Most failures in AI-assisted systems will not look dramatic. They will look like slight overreach, gradual normalization of shortcuts, forgotten credentials that remain active, and automation that no one remembers authorizing. These failures accumulate quietly. By the time harm is visible, intent is no longer traceable — the chain of decisions that led to the current state has been obscured by time, by incremental changes, and by the absence of documentation.

This architecture exists to make that accumulation visible. Not by preventing mistakes — mistakes are inevitable — but by ensuring that mistakes leave footprints. Every decision is documented. Every authority grant is explicit and revocable. Every change to the system passes through a review gate. The footprints may not prevent the mistake, but they make it possible to understand what happened afterward, which is the precondition for learning from it.

Open Questions

This work does not pretend to be final. Several questions remain unresolved, and they are left open intentionally because premature answers would be worse than honest uncertainty.

The first is the question of succession: who judges when humans are no longer the best available evaluator? Human judgment is privileged in this architecture because it is currently the least dangerous option, but that assumption may not hold indefinitely. Whatever replaces it must be more reliable, more accountable, and more legible than the authority it displaces. How such evaluators are introduced — without repeating the absolutisms that this architecture explicitly avoids — remains an open problem.

The second is the question of autonomy: how much is ever acceptable? This architecture sharply limits the assistant’s ability to act without approval. At some point, those limits may become constraining rather than protective — situations where requiring human approval actually increases risk by introducing delay. Determining when increased autonomy reduces risk rather than amplifying it is an unsolved question, and the answer likely depends on context in ways that resist generalization.

The third is the question of scale: can governance survive growth? Many of the controls described in this paper work because the system is small and personal. A single operator can meaningfully review every pull request, evaluate every alert, and approve every update. Scaling these processes to multiple operators, larger teams, or organizational contexts risks process dilution, rubber-stamped approvals, and the loss of genuine judgment. Whether governance can scale without becoming performative is uncertain, and the history of compliance frameworks in other domains offers limited encouragement.

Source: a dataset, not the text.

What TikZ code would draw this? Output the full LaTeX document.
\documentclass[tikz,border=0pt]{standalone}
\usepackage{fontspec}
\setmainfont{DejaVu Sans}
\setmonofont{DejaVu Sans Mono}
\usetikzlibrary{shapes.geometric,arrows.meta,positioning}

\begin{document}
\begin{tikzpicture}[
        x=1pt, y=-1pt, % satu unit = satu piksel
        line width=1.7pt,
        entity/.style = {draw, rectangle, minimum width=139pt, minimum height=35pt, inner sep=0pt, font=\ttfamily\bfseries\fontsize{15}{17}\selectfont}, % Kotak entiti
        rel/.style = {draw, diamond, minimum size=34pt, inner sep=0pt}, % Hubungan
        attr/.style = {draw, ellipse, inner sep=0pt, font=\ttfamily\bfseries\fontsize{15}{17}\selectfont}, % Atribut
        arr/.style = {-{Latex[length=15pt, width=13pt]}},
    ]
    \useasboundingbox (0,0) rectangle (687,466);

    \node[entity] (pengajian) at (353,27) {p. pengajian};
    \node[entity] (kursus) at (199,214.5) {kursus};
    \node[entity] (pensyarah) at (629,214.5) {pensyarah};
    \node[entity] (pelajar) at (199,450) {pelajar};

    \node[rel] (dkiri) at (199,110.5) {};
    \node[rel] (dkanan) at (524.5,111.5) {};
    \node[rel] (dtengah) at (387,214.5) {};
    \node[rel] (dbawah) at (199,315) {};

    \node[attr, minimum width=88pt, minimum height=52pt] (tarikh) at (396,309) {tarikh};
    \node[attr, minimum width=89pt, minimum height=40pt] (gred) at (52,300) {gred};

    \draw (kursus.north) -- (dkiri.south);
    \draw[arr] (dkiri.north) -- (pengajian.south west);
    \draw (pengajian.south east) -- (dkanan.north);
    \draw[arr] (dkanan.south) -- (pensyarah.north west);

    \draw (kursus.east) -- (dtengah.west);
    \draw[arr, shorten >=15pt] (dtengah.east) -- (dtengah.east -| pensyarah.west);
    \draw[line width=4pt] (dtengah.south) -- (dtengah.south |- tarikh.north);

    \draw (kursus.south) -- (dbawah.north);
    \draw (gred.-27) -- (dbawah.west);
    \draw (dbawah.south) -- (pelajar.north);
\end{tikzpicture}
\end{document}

The fourth is the question of decommissioning: what does ethical retirement look like? Shutting systems down cleanly is straightforward at personal scale, but as assistants become embedded in workflows, identities, and institutional knowledge, end-of-life decisions become harder. Designing ethical retirement paths for long-lived AI artifacts — paths that respect the data they hold, the relationships they participated in, and the expectations they created — is still largely unexplored territory.

Final Reflection

This architecture does not claim to make AI safe. It claims something narrower and more honest: it makes unsafe behavior harder to ignore. That is often the best engineering outcome available. The system cannot prevent every failure, but it can ensure that failures are visible, bounded, and traceable — properties that give the operator a realistic chance of responding before damage compounds.

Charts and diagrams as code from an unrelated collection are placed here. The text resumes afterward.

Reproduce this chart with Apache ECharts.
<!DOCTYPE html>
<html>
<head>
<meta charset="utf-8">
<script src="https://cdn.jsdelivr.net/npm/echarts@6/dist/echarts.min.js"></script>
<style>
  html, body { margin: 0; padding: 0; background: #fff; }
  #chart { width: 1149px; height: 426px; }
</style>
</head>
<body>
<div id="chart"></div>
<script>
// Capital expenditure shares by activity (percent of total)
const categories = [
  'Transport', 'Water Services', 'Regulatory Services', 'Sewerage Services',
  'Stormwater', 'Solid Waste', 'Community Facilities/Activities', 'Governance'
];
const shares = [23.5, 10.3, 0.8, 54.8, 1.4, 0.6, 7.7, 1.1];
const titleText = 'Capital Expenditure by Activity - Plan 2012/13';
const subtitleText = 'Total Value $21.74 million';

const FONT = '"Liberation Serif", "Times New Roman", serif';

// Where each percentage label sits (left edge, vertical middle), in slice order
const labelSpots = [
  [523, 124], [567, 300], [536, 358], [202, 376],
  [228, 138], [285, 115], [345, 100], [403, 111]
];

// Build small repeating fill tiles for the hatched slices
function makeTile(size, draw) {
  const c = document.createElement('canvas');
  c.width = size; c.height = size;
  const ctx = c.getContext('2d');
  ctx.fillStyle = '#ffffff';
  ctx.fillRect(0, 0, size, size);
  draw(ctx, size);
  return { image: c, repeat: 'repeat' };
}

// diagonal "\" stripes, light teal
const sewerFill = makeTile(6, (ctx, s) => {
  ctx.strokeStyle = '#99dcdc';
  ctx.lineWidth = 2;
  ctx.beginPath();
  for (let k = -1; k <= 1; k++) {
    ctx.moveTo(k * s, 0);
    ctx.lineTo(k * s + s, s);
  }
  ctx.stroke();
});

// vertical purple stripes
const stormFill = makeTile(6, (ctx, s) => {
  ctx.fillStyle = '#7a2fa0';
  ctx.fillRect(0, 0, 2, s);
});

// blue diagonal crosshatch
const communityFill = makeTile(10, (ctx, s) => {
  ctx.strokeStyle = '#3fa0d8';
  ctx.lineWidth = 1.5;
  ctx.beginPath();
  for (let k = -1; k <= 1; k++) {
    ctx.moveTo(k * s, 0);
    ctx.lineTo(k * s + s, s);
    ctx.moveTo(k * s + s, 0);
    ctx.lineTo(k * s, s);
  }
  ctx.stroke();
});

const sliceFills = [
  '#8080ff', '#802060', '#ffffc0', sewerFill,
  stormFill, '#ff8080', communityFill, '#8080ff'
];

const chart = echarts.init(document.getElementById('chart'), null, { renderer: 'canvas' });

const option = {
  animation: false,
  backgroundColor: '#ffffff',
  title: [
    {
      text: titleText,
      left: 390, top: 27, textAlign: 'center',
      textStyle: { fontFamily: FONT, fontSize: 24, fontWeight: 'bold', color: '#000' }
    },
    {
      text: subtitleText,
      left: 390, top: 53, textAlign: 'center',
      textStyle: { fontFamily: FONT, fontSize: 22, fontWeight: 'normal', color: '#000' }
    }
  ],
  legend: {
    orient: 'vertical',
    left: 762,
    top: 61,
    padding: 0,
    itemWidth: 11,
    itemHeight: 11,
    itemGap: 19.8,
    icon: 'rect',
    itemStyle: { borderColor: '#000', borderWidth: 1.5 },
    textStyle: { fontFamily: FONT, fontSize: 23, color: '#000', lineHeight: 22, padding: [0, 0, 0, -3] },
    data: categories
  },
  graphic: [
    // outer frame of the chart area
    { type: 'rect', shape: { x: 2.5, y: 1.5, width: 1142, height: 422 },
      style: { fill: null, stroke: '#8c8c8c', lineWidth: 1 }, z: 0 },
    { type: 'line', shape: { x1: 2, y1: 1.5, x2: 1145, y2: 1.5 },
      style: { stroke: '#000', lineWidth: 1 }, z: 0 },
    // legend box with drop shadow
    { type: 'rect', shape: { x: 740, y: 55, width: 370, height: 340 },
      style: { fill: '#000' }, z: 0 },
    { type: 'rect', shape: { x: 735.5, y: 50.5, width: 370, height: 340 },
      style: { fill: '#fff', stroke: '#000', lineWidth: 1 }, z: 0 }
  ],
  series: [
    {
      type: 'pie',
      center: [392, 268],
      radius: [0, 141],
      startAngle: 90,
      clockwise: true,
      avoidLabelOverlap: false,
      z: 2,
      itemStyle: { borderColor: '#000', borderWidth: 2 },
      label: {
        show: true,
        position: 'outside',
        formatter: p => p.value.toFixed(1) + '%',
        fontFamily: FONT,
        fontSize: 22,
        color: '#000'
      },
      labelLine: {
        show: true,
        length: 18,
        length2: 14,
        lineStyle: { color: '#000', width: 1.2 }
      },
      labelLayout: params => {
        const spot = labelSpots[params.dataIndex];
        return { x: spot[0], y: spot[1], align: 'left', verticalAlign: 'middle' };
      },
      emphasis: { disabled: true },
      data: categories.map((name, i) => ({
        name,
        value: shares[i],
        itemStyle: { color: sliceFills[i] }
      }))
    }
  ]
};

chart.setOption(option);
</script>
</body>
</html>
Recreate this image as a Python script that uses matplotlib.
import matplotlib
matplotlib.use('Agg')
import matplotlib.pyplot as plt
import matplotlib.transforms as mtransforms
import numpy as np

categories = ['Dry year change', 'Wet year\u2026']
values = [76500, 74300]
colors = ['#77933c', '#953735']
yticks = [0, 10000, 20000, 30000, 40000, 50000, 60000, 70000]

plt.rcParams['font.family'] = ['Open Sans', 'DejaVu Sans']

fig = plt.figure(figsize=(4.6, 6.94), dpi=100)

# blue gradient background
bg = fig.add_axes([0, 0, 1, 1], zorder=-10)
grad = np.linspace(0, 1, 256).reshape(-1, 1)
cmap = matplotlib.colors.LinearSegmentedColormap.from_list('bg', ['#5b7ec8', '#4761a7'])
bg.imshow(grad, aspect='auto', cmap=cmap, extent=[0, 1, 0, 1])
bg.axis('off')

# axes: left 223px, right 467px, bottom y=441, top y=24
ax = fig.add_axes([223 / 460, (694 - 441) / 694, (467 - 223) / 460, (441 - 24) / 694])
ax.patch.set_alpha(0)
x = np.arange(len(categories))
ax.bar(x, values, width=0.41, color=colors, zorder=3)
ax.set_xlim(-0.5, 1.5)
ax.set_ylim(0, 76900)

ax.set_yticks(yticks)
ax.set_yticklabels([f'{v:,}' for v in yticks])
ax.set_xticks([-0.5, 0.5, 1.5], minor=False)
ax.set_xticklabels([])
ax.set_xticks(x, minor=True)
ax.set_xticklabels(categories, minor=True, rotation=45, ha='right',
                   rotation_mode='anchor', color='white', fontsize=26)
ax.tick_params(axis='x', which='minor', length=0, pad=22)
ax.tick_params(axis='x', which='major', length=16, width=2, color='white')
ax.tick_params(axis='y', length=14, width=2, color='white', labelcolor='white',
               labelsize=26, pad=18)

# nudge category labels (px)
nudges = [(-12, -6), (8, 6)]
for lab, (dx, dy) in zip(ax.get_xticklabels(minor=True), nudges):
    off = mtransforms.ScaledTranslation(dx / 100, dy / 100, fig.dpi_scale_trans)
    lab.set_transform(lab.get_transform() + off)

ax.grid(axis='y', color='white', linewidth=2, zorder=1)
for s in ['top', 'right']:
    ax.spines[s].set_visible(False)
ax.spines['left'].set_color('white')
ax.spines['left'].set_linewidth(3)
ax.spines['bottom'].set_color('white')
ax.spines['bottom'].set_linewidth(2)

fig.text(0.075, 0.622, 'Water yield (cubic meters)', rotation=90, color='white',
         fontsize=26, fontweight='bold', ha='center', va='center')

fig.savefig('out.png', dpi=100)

If future systems surpass the constraints described here, they should do so deliberately, with better evidence and clearer accountability than what exists today. Until then, boring, explicit, interruptible systems represent not a limitation but a responsible stance — an acknowledgment that the gap between what AI assistants can do and what we can confidently govern them to do is real, and that the honest response to that gap is caution rather than optimism.


This concludes the reference architecture. Any future extensions should begin by revisiting the threat model and asking whether the new capability truly earns its place within the constraints that keep the system trustworthy.